The workshop, organised by International Institute for ICT Journalism (Penplusbytes), in association with the National Black Programming Consortium with funding from Humanity United, is to build the competencies of the participants to better report on the sector.

Top mining, oil and gas experts, including Vulate J. Hage, Assistant Professor of Law - University of Liberia, Mohammed Amin Adam, Director  Africa Centre for Energy Policy (ACEP), Senior Senator Cletus Wotorson Chair - Joint Committee on Oil and Energy Senate of Liberia, Karl Cottrell,  Country Manager, Chevron Liberia,  Maureen Sieh of IREX, among others, would be providing insights during this learning opportunity.

Ms Malac said revenues from the oil, gas, and mineral sectors were notoriously difficult for governments to manage effectively.

She, therefore, urged the media to focus on the extractive industry to promote transparency.

The President of Penplusbytes, Kwami Ahiabenu II, in his opening remarks said, “the workshop is designed to introduce practicing journalists to key issues surrounding oil, gas and mining, thereby helping them to develop the knowledge and skills to stimulate and feed public debate on how best to ensure that proceeds are used in the interest of their country and its citizens.”

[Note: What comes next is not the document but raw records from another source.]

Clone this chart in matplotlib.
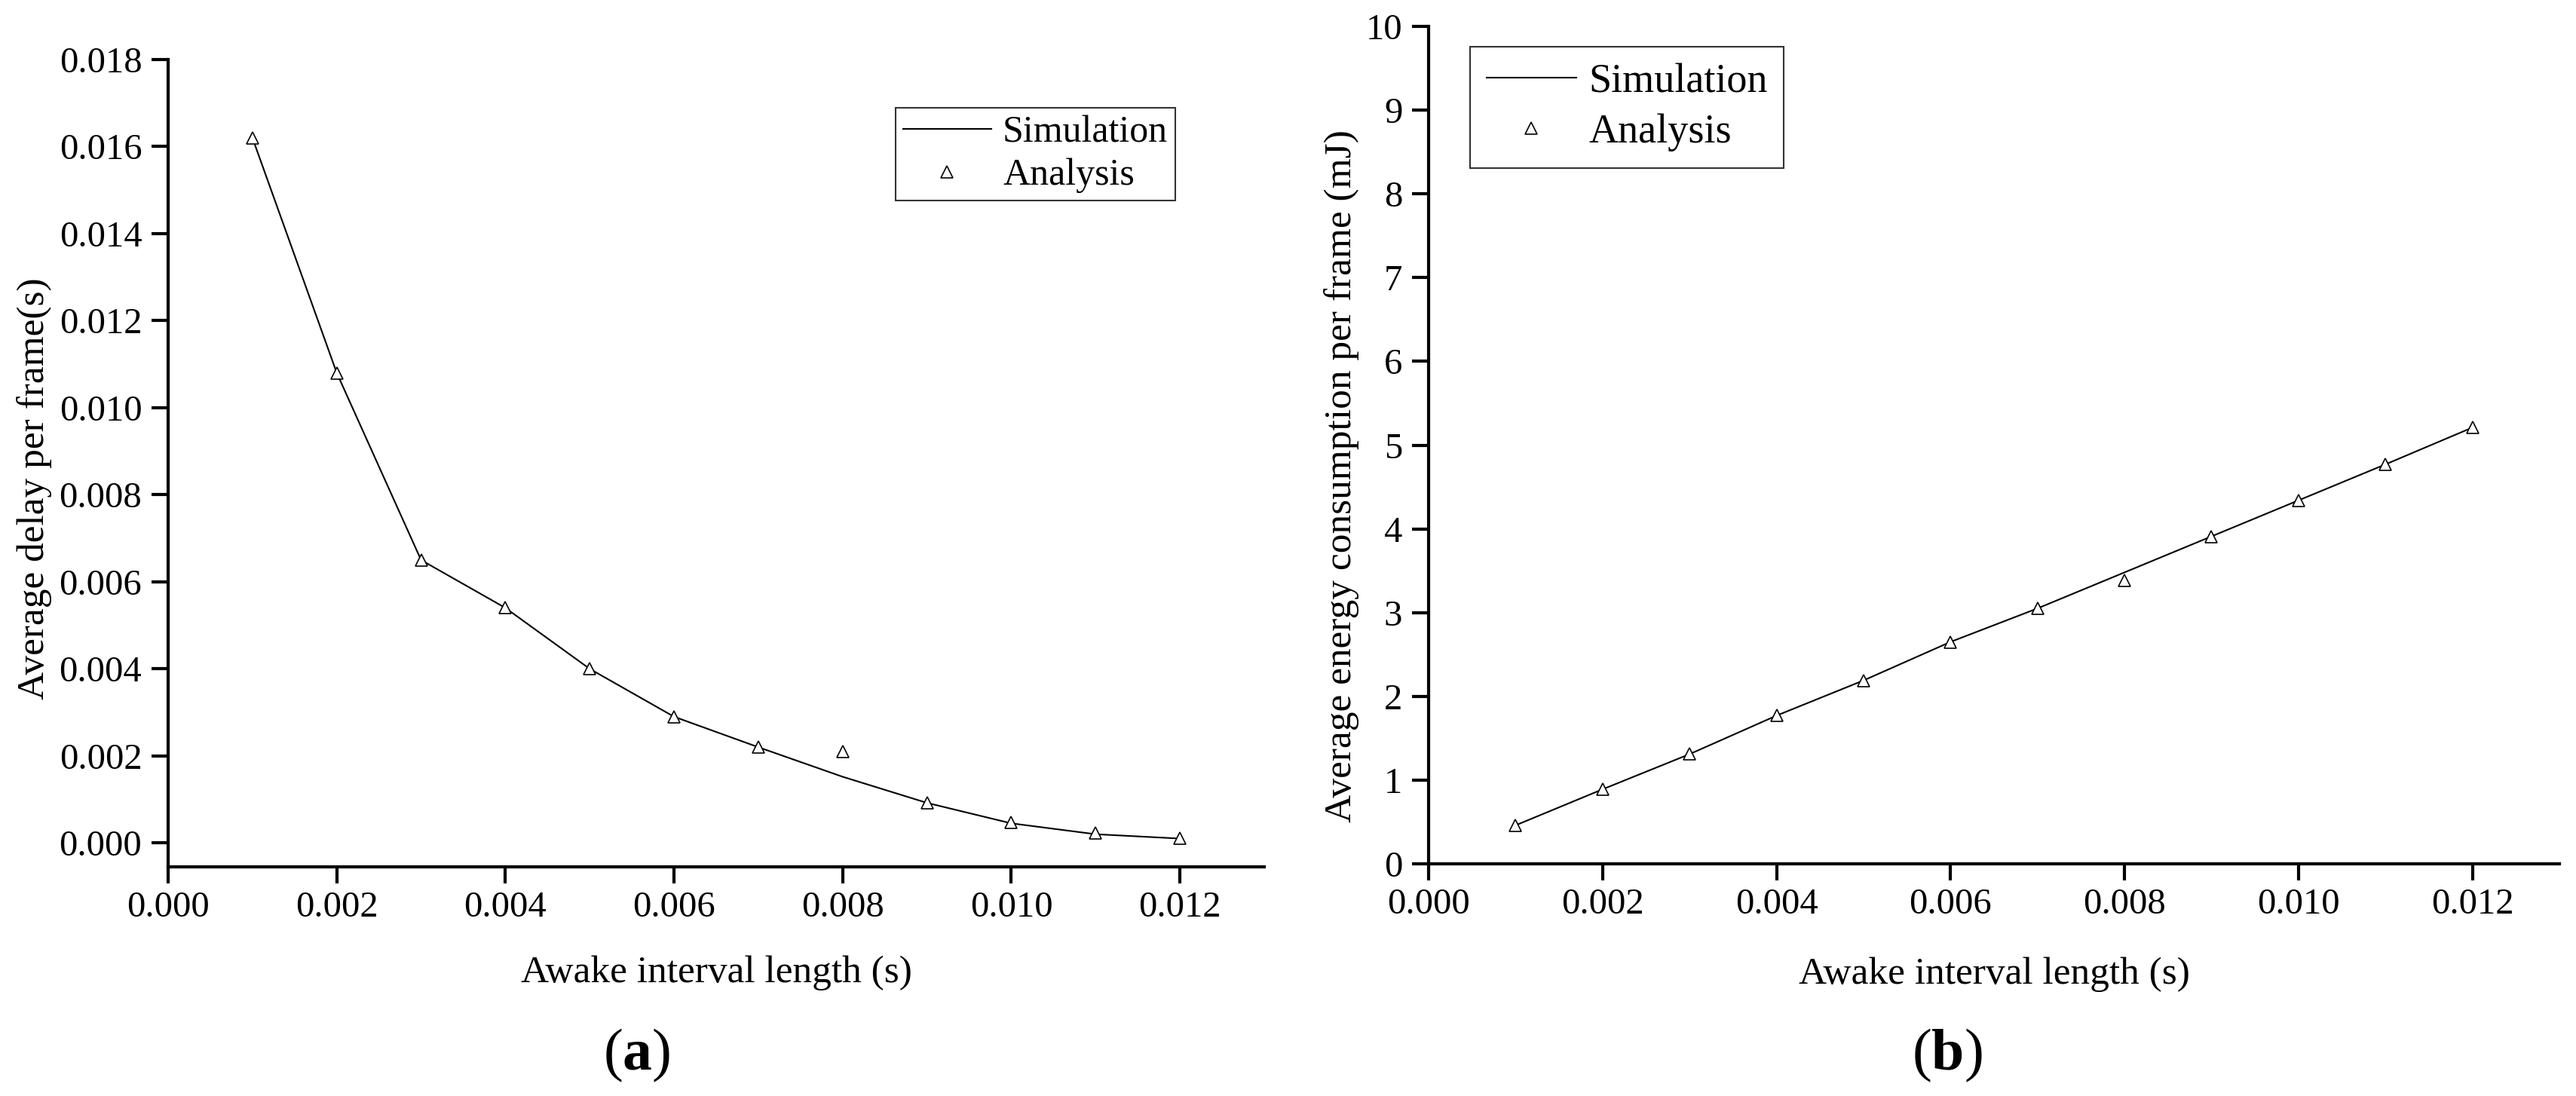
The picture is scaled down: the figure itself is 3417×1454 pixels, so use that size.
import matplotlib
matplotlib.use('Agg')
import matplotlib.pyplot as plt
from matplotlib.ticker import FixedLocator, FormatStrFormatter

plt.rcParams['font.family'] = ['Liberation Serif', 'DejaVu Serif']
plt.rcParams['mathtext.fontset'] = 'custom'
plt.rcParams['mathtext.rm'] = 'Liberation Serif'
plt.rcParams['mathtext.bf'] = 'Liberation Serif:bold'

# Data
awake = [0.001, 0.002, 0.003, 0.004, 0.005, 0.006,
         0.007, 0.008, 0.009, 0.010, 0.011, 0.012]

delay_sim = [0.0162, 0.0108, 0.0065, 0.0054, 0.0040, 0.0029,
             0.0022, 0.00152, 0.00092, 0.00045, 0.00020, 0.00010]
delay_ana = [0.0162, 0.0108, 0.0065, 0.0054, 0.0040, 0.0029,
             0.0022, 0.0021, 0.00092, 0.00047, 0.000225, 0.00010]

energy_sim = [0.46, 0.89, 1.31, 1.77, 2.19, 2.65,
              3.05, 3.48, 3.91, 4.34, 4.77, 5.21]
energy_ana = [0.46, 0.89, 1.31, 1.77, 2.19, 2.65,
              3.05, 3.38, 3.91, 4.34, 4.77, 5.21]

xticks = [0.000, 0.002, 0.004, 0.006, 0.008, 0.010, 0.012]
delay_yticks = [0.000, 0.002, 0.004, 0.006, 0.008, 0.010,
                0.012, 0.014, 0.016, 0.018]
energy_yticks = list(range(0, 11))

W, H = 3417, 1454
fig = plt.figure(figsize=(W / 100, H / 100), dpi=100)

tick_fs = 35
label_fs = 37


def style_axes(ax):
    for side in ['top', 'right']:
        ax.spines[side].set_visible(False)
    for side in ['left', 'bottom']:
        ax.spines[side].set_linewidth(3)
    ax.tick_params(direction='out', length=16, width=3, labelsize=tick_fs)
    ax.tick_params(axis='y', pad=9)
    ax.tick_params(axis='x', pad=7)
    ax.xaxis.set_major_locator(FixedLocator(xticks))
    ax.xaxis.set_major_formatter(FormatStrFormatter('%.3f'))
    ax.set_xlim(0, 0.013)


def draw(ax, y_sim, y_ana):
    ax.plot(awake, y_sim, '-', color='black', lw=1.5, label='Simulation', zorder=2)
    ax.plot(awake, y_ana, '^', ls='none', ms=11, mfc='white', mec='black',
            mew=1.2, label='Analysis', zorder=3)


# (a) delay
ax1 = fig.add_axes([223 / W, 1 - 1150 / H, 1454 / W, 1071 / H])
draw(ax1, delay_sim, delay_ana)
style_axes(ax1)
ax1.set_ylim(-0.00055, 0.018)
ax1.yaxis.set_major_locator(FixedLocator(delay_yticks))
ax1.yaxis.set_major_formatter(FormatStrFormatter('%.3f'))
ax1.set_ylabel('Average delay per frame(s)', fontsize=label_fs, va='center')
ax1.yaxis.set_label_coords(-0.1224, 0.469)
ax1.set_xlabel('Awake interval length (s)', fontsize=label_fs, va='center')
ax1.xaxis.set_label_coords(0.5, -0.131)
leg1 = ax1.legend(loc='upper right', bbox_to_anchor=(0.919, 0.940), borderaxespad=0,
                  fontsize=36, frameon=True, fancybox=False, numpoints=1,
                  handlelength=2.35, handletextpad=0.3, borderpad=0.2,
                  labelspacing=0.2)
leg1.get_frame().set_edgecolor('black')
leg1.get_frame().set_linewidth(1.5)

# (b) energy
ax2 = fig.add_axes([1895 / W, 1 - 1146 / H, 1500 / W, 1111 / H])
draw(ax2, energy_sim, energy_ana)
style_axes(ax2)
ax2.set_ylim(0, 10)
ax2.yaxis.set_major_locator(FixedLocator(energy_yticks))
ax2.set_ylabel('Average energy consumption per frame (mJ)', fontsize=label_fs, va='center')
ax2.yaxis.set_label_coords(-0.0767, 0.463)
ax2.set_xlabel('Awake interval length (s)', fontsize=label_fs, va='center')
ax2.xaxis.set_label_coords(0.5, -0.132)
leg2 = ax2.legend(loc='upper left', bbox_to_anchor=(0.0367, 0.9757), borderaxespad=0,
                  fontsize=39, frameon=True, fancybox=False, numpoints=1,
                  handlelength=2.2, handletextpad=0.3, borderpad=0.4,
                  labelspacing=0.3)
leg2.get_frame().set_edgecolor('black')
leg2.get_frame().set_linewidth(1.5)

# panel letters
fig.text(845 / W, 1 - 1400 / H, r'($\mathbf{a}$)', fontsize=56, ha='center', va='center')
fig.text(2583 / W, 1 - 1400 / H, r'($\mathbf{b}$)', fontsize=56, ha='center', va='center')

fig.savefig('out.png', dpi=100, facecolor='white')
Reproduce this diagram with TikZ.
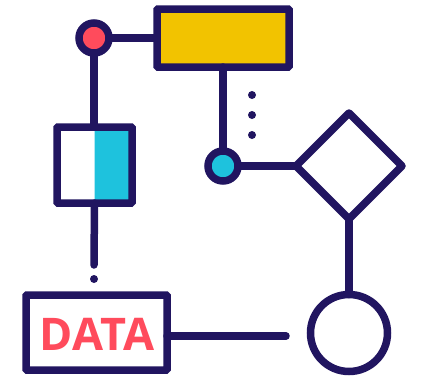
\documentclass[tikz,border=0pt]{standalone}
\usepackage{fontspec}
\setmainfont{Open Sans}
\usetikzlibrary{shapes.geometric}

\definecolor{navy}{HTML}{211560}
\definecolor{flowred}{HTML}{FF4B5C}
\definecolor{flowyellow}{HTML}{F2C300}
\definecolor{flowcyan}{HTML}{1EC2DD}

\begin{document}
\begin{tikzpicture}
	[x=1pt,y=-1pt,line width=7.5pt,draw=navy,
		box node/.style={rectangle,draw=navy,line width=7.5pt,inner sep=0pt,outer sep=0pt,rounded corners=1pt},
		joint node/.style={circle,draw=navy,line width=7.5pt,inner sep=0pt,outer sep=0pt,minimum size=30pt},
		link/.style={navy,line width=7.5pt,line cap=round},
		dot/.style={navy}]

	\useasboundingbox (0,0) rectangle (424,380);

	\node[box node,fill=flowyellow,minimum width=132pt,minimum height=58pt] (process) at (223,38) {};
	\node[joint node,fill=flowred] (start) at (94,38) {};
	\node[box node,minimum width=75pt,minimum height=76pt,
		path picture={\fill[flowcyan] (path picture bounding box.north) rectangle (path picture bounding box.south east);}] (store) at (94.5,165) {};
	\node[joint node,fill=flowcyan] (merge) at (223,166) {};
	\node[diamond,draw=navy,line width=7.5pt,line join=round,inner sep=0pt,outer sep=0pt,minimum size=106pt,aspect=1] (decision) at (349,166) {};
	\node[circle,draw=navy,line width=7.5pt,inner sep=0pt,outer sep=0pt,minimum size=77pt] (stop) at (349,333) {};
	\node[box node,minimum width=141pt,minimum height=75pt] (data) at (96.5,332.5) {};
	\node[text=flowred,font=\fontsize{45}{45}\selectfont\bfseries] (datatext) at (97,334) {DATA};
	\coordinate (storeend) at (94,265);
	\coordinate (dataend) at (286,336);
	% \node[joint node] (extra) at (252,115) {};

	\path[link]
	(start) edge (process)
	(start.south) edge (start.south |- store.north)
	(process) edge (merge)
	(merge) edge (decision)
	(decision) edge (stop)
	(store.south) edge (storeend)
	(data.east |- dataend) edge (dataend)
	;

	\fill[dot] (94,279) circle (4pt);
	\foreach \y in {95,115,135}
		\fill[dot] (252,\y) circle (4pt);

\end{tikzpicture}
\end{document}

Mr Ahiabenu added that “our organisation started working in the extractive sector in 2007, with the discovery of oil in Ghana and, since 2010, we have been working with the Revenue Watch Institute to expand our work to Uganda and Tanzania. We can count Nigeria, Cameroun and Cote d’Ivoire as some of our key countries of experience in the oil and gas sector, and we are excited today to add Liberia to our countries of focus.”